A Role That Rarely Gets the Respect It Deserves
The issue isn’t being a good conflict resolver, empathetic, or peace-loving. The problem is that this role rarely gets respect and is often exploited to the max. “Family peacekeepers” are too often seen not as mediators who help family members grow, but as emotional dumping grounds. Someone to unload all the poison on—what they’re really feeling but don’t dare or want to say to the person it’s meant for. In these moments, the peacekeeper isn’t a catalyst for growth but an emotional punching bag, expected to absorb others’ outbursts with understanding nods.
This role is incredibly draining over time. It steals joy from shared moments because the person acting as lightning rod is always on alert: when will the next conflict need solving? When will the conversation turn tense? When will I have to smooth things over again?
But this burden is not part of being a woman, not a natural trait, not "women’s work." It’s a social expectation passed down through generations—and it’s time to question it.
That’s why I’ve decided to be mindful not to pass this role on to my daughter. I’m not raising her to be the peacekeeper between two people who refuse to talk.

I teach her that while we can ask for help in resolving conflicts, each person must take responsibility for their own part in the solution. Taking out our negative feelings on someone else—especially a child—isn’t growth, it’s passing on a burden. That’s why I won’t let other family members use her as a messenger or emotional pawn.

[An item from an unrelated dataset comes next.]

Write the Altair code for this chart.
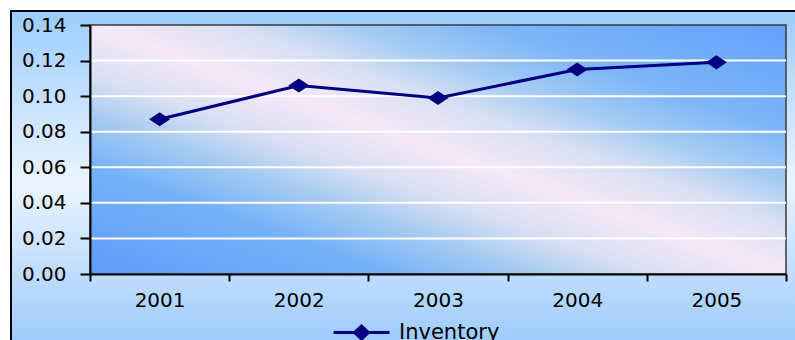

I hope the next generation—her generation—will approach conflicts with much more awareness. They’ll learn that expressing emotions doesn’t mean dumping them on someone else and expecting them to handle it. Disagreements can be resolved without pushing a third party into the middle as a buffer.
As for previous generations, whether they like it or not, it’s time to learn to handle their own conflicts. Because my daughter won’t carry their burdens anymore. She won’t be the family peacekeeper—she’ll be someone who knows peace is a shared responsibility, not a legacy passed down to one woman.